The Disease with Civil Liberties
by
Matt Giwer (c) 1994 <8/21>

      Recently I was E-mailing with some gays on a conference on AIDS that I follow for technical information. I am quite interested in the disease and its implications and have been since 1981 or so. I rarely contribute but some message got my political sense up and I responded.
      To make a long story short my comments bothered some people and I was advised to get to know someone with AIDS to "put a face on the disease." I have not been able to do that as yet but I did something similar. I talked with a social worker who deals with many of them and with every other type of person in need of social benefits.
      So I learned a few things about how social benefits are handed out.
      For example old people, generally women, most always someone's mother, who can not take care of themselves. They are so far gone at times they can not keep out of their own feces and urine. For these people it is an up hill fight to get them any benefits.
      On the other hand if one has AIDS under the current definition (and under the previous two definitions) ALL benefits federal, state and local are essentially automatic. This is full range of social security, Medicaid including in home care, subsidized housing, food stamps, you name it, they get it.
      But there is a difference these people do not have to be incapacitated in fact they usually are not. They usually do not show signs of the disease. In fact they are often spending their time as AIDS activists seeking greater benefits.
      Why are they not working? Gee, everyone knows the prejudice of employers and or course it is good for the taxpayers to fund a life of ease and unemployment. It is free money.
      Does anyone have to ask about the reason the employer prejudice is emphasized? When the prejudice is unquestioned they get the full range of benefits without showing the slighest symptom or having the least disability.
      Now lets back up to the people who will not ask for services for themselves. They almost have to be forced into it by social workers and then the social worker has the uphill fight to get them the care they need. These people are old, feeble, retired, fixed income, no prospects for improvement. They are in the greatest need of all and yet they do not qualify.
      Listen up folks. These people may be your parents if you can not visit them and find out what life is really like for them. In our extended families and lack of close contact this can be anyone's parent or relative. And yet what do they get from our social systeM? About as little as possible.

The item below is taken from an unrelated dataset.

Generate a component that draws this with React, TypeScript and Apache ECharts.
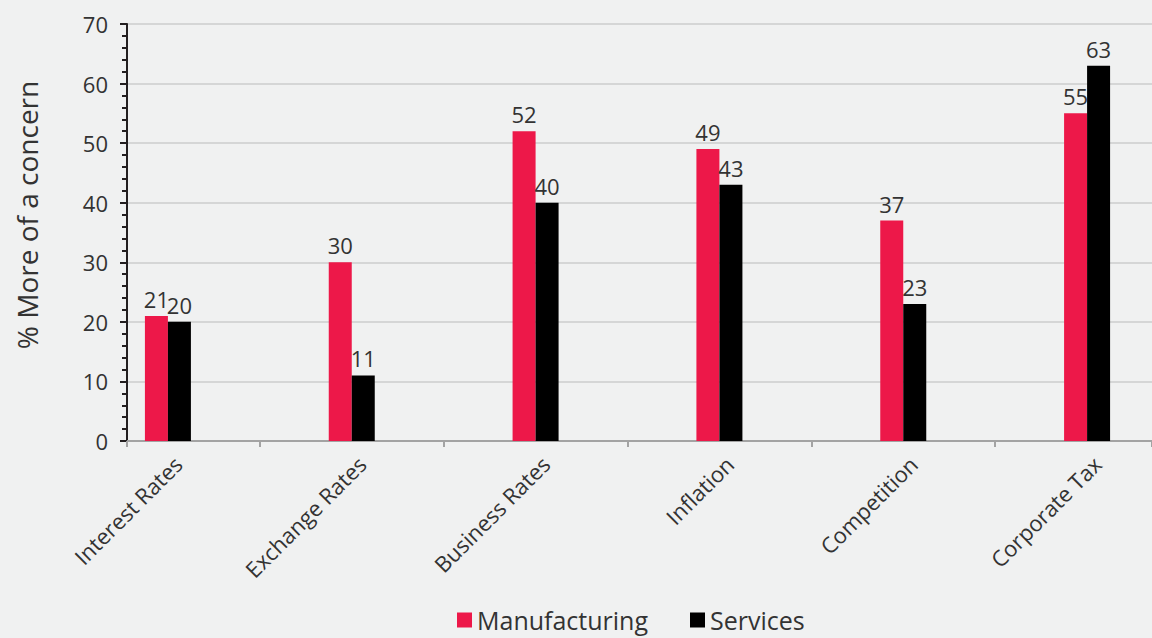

      However, AIDS is a politically correct disease with its own special protections and special drawing rights upon the welfare system that are unquestioned. Next time you see an activist and wonder how he has the time off of work remember, he most likely is not working and is living off of the social welfare system.
      The government is subsidizing the activists. And while they are living off of the system they are demanding MORE benefits from the system. Wake up folks. If they show up at a mid day press conference to disrupt it, someone else is paying their expenses in life whether they are paid by some group to be an activist or they are being underwritten by taxpayers is something that has to asked.
      Do we really intend that people with no disabilities but who satisfy a definition should get everything while others get nothing or only a fraction? I am talking in home nursing that runs $2000 a month when they are perfectly able to get to a clinic. Subsidized housing, food stamps, SSI, Medicaid, every benefit they might possibly qualify for, volunteered for them rather than their having to demonstrate need. And all without any real disability.
      And compared to the truly needy who get next to nothing without a struggle ... who is this system protecting and why is AIDS a privileged disease?